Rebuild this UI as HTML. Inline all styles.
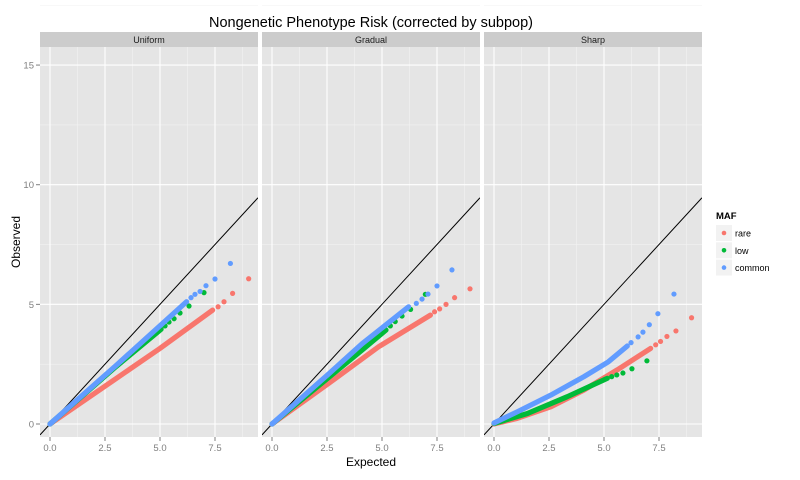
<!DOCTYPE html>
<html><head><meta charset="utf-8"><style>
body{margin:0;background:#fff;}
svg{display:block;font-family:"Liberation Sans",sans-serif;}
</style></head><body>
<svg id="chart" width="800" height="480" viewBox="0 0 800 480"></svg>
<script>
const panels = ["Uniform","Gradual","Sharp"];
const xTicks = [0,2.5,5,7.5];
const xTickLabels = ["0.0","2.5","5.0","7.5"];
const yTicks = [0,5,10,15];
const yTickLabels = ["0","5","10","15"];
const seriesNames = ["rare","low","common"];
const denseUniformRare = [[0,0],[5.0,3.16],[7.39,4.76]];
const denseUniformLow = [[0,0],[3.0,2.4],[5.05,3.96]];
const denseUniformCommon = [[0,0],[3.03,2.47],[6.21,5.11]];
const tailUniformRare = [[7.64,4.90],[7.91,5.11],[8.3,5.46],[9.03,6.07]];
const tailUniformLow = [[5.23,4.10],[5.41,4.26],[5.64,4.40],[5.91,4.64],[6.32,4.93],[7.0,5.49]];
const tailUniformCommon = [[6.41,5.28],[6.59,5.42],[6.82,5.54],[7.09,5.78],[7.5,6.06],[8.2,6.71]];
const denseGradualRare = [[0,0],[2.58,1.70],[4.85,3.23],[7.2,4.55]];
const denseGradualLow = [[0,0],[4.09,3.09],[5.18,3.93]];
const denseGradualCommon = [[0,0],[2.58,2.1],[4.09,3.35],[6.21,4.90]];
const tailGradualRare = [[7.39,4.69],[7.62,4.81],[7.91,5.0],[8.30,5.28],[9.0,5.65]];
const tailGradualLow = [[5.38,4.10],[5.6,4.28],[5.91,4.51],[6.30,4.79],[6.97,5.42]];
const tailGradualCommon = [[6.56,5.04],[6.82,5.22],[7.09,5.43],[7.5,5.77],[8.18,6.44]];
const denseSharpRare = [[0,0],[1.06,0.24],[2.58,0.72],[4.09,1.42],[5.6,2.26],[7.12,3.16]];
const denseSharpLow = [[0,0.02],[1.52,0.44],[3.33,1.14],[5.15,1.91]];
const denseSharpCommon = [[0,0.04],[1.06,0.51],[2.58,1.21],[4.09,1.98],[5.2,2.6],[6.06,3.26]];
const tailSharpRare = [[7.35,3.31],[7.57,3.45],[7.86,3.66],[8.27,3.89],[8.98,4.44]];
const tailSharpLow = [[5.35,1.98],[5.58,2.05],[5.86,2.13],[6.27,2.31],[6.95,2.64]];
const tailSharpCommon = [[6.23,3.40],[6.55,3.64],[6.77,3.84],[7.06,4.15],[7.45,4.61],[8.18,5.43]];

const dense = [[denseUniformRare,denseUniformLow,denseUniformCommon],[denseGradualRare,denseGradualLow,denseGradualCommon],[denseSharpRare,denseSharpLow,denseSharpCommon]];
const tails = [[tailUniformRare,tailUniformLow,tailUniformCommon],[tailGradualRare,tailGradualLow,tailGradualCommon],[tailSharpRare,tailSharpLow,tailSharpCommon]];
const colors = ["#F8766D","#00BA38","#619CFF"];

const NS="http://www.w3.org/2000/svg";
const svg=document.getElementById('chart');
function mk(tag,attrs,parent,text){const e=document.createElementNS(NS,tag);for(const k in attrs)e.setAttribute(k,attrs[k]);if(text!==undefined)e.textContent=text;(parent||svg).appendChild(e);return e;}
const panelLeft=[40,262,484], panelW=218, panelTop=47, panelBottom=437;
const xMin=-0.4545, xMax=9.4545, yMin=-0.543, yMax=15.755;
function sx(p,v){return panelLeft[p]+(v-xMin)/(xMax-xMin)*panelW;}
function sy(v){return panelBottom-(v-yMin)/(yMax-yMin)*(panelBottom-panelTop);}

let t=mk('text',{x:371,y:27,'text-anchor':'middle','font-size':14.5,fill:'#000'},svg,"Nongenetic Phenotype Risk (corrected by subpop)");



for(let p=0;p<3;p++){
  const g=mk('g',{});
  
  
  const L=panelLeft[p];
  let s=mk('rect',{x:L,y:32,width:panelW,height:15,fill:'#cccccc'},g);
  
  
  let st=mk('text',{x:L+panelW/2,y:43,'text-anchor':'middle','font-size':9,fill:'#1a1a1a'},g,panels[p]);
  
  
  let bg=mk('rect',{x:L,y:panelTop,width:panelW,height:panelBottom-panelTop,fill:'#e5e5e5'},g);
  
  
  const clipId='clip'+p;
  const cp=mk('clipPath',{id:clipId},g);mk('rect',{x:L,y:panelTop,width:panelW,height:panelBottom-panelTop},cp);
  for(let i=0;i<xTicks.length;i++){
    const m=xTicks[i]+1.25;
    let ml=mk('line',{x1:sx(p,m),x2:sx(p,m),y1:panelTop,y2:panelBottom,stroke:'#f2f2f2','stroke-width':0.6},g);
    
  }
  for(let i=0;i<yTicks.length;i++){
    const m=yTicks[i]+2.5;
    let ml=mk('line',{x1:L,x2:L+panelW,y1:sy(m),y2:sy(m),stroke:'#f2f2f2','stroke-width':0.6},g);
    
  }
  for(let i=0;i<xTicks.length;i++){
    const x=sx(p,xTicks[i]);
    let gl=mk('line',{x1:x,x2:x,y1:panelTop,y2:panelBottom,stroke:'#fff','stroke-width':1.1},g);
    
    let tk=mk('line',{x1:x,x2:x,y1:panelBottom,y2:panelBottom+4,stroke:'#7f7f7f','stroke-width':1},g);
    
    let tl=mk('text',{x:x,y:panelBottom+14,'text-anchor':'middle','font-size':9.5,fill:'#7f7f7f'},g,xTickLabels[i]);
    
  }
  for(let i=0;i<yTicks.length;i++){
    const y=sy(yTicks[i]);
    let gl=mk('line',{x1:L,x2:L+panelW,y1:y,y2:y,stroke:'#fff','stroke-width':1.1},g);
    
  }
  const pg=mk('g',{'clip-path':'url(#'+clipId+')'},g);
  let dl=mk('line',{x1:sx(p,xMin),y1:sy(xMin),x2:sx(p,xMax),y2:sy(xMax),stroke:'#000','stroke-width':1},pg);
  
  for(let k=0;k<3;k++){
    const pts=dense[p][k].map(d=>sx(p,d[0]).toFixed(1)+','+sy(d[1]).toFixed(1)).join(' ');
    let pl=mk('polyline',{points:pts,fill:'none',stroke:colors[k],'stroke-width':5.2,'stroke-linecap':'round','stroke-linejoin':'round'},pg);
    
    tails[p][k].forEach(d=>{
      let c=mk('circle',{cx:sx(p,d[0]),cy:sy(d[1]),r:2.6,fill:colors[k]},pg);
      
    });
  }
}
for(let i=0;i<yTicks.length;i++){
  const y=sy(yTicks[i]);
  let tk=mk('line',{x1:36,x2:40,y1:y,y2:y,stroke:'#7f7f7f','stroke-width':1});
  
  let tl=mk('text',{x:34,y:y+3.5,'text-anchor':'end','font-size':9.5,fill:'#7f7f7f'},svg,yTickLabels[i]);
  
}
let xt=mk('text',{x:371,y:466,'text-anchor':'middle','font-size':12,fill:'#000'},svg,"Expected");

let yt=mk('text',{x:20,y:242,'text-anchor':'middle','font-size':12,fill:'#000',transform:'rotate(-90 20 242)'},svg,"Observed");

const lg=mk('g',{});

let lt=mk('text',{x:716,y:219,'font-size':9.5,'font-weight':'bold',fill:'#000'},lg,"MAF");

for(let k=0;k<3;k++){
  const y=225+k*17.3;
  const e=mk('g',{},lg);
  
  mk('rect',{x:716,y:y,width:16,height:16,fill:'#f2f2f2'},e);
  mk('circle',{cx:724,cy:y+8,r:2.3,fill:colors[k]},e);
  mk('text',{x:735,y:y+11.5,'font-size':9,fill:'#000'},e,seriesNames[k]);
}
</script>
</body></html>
◇ ◇ ◇ ◇ ◇ ◇ ◇
Print out the whole of the material word for word, without pictures.

Rebuild this UI as HTML. Inline all styles.
<!DOCTYPE html>
<html><head><meta charset="utf-8"><style>
body{margin:0;background:#fff;}
svg{display:block;font-family:"Liberation Sans",sans-serif;}
</style></head><body>
<svg id="chart" width="800" height="480" viewBox="0 0 800 480"></svg>
<script>
const panels = ["Uniform","Gradual","Sharp"];
const xTicks = [0,2.5,5,7.5];
const xTickLabels = ["0.0","2.5","5.0","7.5"];
const yTicks = [0,5,10,15];
const yTickLabels = ["0","5","10","15"];
const seriesNames = ["rare","low","common"];
const denseUniformRare = [[0,0],[5.0,3.16],[7.39,4.76]];
const denseUniformLow = [[0,0],[3.0,2.4],[5.05,3.96]];
const denseUniformCommon = [[0,0],[3.03,2.47],[6.21,5.11]];
const tailUniformRare = [[7.64,4.90],[7.91,5.11],[8.3,5.46],[9.03,6.07]];
const tailUniformLow = [[5.23,4.10],[5.41,4.26],[5.64,4.40],[5.91,4.64],[6.32,4.93],[7.0,5.49]];
const tailUniformCommon = [[6.41,5.28],[6.59,5.42],[6.82,5.54],[7.09,5.78],[7.5,6.06],[8.2,6.71]];
const denseGradualRare = [[0,0],[2.58,1.70],[4.85,3.23],[7.2,4.55]];
const denseGradualLow = [[0,0],[4.09,3.09],[5.18,3.93]];
const denseGradualCommon = [[0,0],[2.58,2.1],[4.09,3.35],[6.21,4.90]];
const tailGradualRare = [[7.39,4.69],[7.62,4.81],[7.91,5.0],[8.30,5.28],[9.0,5.65]];
const tailGradualLow = [[5.38,4.10],[5.6,4.28],[5.91,4.51],[6.30,4.79],[6.97,5.42]];
const tailGradualCommon = [[6.56,5.04],[6.82,5.22],[7.09,5.43],[7.5,5.77],[8.18,6.44]];
const denseSharpRare = [[0,0],[1.06,0.24],[2.58,0.72],[4.09,1.42],[5.6,2.26],[7.12,3.16]];
const denseSharpLow = [[0,0.02],[1.52,0.44],[3.33,1.14],[5.15,1.91]];
const denseSharpCommon = [[0,0.04],[1.06,0.51],[2.58,1.21],[4.09,1.98],[5.2,2.6],[6.06,3.26]];
const tailSharpRare = [[7.35,3.31],[7.57,3.45],[7.86,3.66],[8.27,3.89],[8.98,4.44]];
const tailSharpLow = [[5.35,1.98],[5.58,2.05],[5.86,2.13],[6.27,2.31],[6.95,2.64]];
const tailSharpCommon = [[6.23,3.40],[6.55,3.64],[6.77,3.84],[7.06,4.15],[7.45,4.61],[8.18,5.43]];

const dense = [[denseUniformRare,denseUniformLow,denseUniformCommon],[denseGradualRare,denseGradualLow,denseGradualCommon],[denseSharpRare,denseSharpLow,denseSharpCommon]];
const tails = [[tailUniformRare,tailUniformLow,tailUniformCommon],[tailGradualRare,tailGradualLow,tailGradualCommon],[tailSharpRare,tailSharpLow,tailSharpCommon]];
const colors = ["#F8766D","#00BA38","#619CFF"];

const NS="http://www.w3.org/2000/svg";
const svg=document.getElementById('chart');
function mk(tag,attrs,parent,text){const e=document.createElementNS(NS,tag);for(const k in attrs)e.setAttribute(k,attrs[k]);if(text!==undefined)e.textContent=text;(parent||svg).appendChild(e);return e;}
const panelLeft=[40,262,484], panelW=218, panelTop=47, panelBottom=437;
const xMin=-0.4545, xMax=9.4545, yMin=-0.543, yMax=15.755;
function sx(p,v){return panelLeft[p]+(v-xMin)/(xMax-xMin)*panelW;}
function sy(v){return panelBottom-(v-yMin)/(yMax-yMin)*(panelBottom-panelTop);}

let t=mk('text',{x:371,y:27,'text-anchor':'middle','font-size':14.5,fill:'#000'},svg,"Nongenetic Phenotype Risk (corrected by subpop)");



for(let p=0;p<3;p++){
  const g=mk('g',{});
  
  
  const L=panelLeft[p];
  let s=mk('rect',{x:L,y:32,width:panelW,height:15,fill:'#cccccc'},g);
  
  
  let st=mk('text',{x:L+panelW/2,y:43,'text-anchor':'middle','font-size':9,fill:'#1a1a1a'},g,panels[p]);
  
  
  let bg=mk('rect',{x:L,y:panelTop,width:panelW,height:panelBottom-panelTop,fill:'#e5e5e5'},g);
  
  
  const clipId='clip'+p;
  const cp=mk('clipPath',{id:clipId},g);mk('rect',{x:L,y:panelTop,width:panelW,height:panelBottom-panelTop},cp);
  for(let i=0;i<xTicks.length;i++){
    const m=xTicks[i]+1.25;
    let ml=mk('line',{x1:sx(p,m),x2:sx(p,m),y1:panelTop,y2:panelBottom,stroke:'#f2f2f2','stroke-width':0.6},g);
    
  }
  for(let i=0;i<yTicks.length;i++){
    const m=yTicks[i]+2.5;
    let ml=mk('line',{x1:L,x2:L+panelW,y1:sy(m),y2:sy(m),stroke:'#f2f2f2','stroke-width':0.6},g);
    
  }
  for(let i=0;i<xTicks.length;i++){
    const x=sx(p,xTicks[i]);
    let gl=mk('line',{x1:x,x2:x,y1:panelTop,y2:panelBottom,stroke:'#fff','stroke-width':1.1},g);
    
    let tk=mk('line',{x1:x,x2:x,y1:panelBottom,y2:panelBottom+4,stroke:'#7f7f7f','stroke-width':1},g);
    
    let tl=mk('text',{x:x,y:panelBottom+14,'text-anchor':'middle','font-size':9.5,fill:'#7f7f7f'},g,xTickLabels[i]);
    
  }
  for(let i=0;i<yTicks.length;i++){
    const y=sy(yTicks[i]);
    let gl=mk('line',{x1:L,x2:L+panelW,y1:y,y2:y,stroke:'#fff','stroke-width':1.1},g);
    
  }
  const pg=mk('g',{'clip-path':'url(#'+clipId+')'},g);
  let dl=mk('line',{x1:sx(p,xMin),y1:sy(xMin),x2:sx(p,xMax),y2:sy(xMax),stroke:'#000','stroke-width':1},pg);
  
  for(let k=0;k<3;k++){
    const pts=dense[p][k].map(d=>sx(p,d[0]).toFixed(1)+','+sy(d[1]).toFixed(1)).join(' ');
    let pl=mk('polyline',{points:pts,fill:'none',stroke:colors[k],'stroke-width':5.2,'stroke-linecap':'round','stroke-linejoin':'round'},pg);
    
    tails[p][k].forEach(d=>{
      let c=mk('circle',{cx:sx(p,d[0]),cy:sy(d[1]),r:2.6,fill:colors[k]},pg);
      
    });
  }
}
for(let i=0;i<yTicks.length;i++){
  const y=sy(yTicks[i]);
  let tk=mk('line',{x1:36,x2:40,y1:y,y2:y,stroke:'#7f7f7f','stroke-width':1});
  
  let tl=mk('text',{x:34,y:y+3.5,'text-anchor':'end','font-size':9.5,fill:'#7f7f7f'},svg,yTickLabels[i]);
  
}
let xt=mk('text',{x:371,y:466,'text-anchor':'middle','font-size':12,fill:'#000'},svg,"Expected");

let yt=mk('text',{x:20,y:242,'text-anchor':'middle','font-size':12,fill:'#000',transform:'rotate(-90 20 242)'},svg,"Observed");

const lg=mk('g',{});

let lt=mk('text',{x:716,y:219,'font-size':9.5,'font-weight':'bold',fill:'#000'},lg,"MAF");

for(let k=0;k<3;k++){
  const y=225+k*17.3;
  const e=mk('g',{},lg);
  
  mk('rect',{x:716,y:y,width:16,height:16,fill:'#f2f2f2'},e);
  mk('circle',{cx:724,cy:y+8,r:2.3,fill:colors[k]},e);
  mk('text',{x:735,y:y+11.5,'font-size':9,fill:'#000'},e,seriesNames[k]);
}
</script>
</body></html>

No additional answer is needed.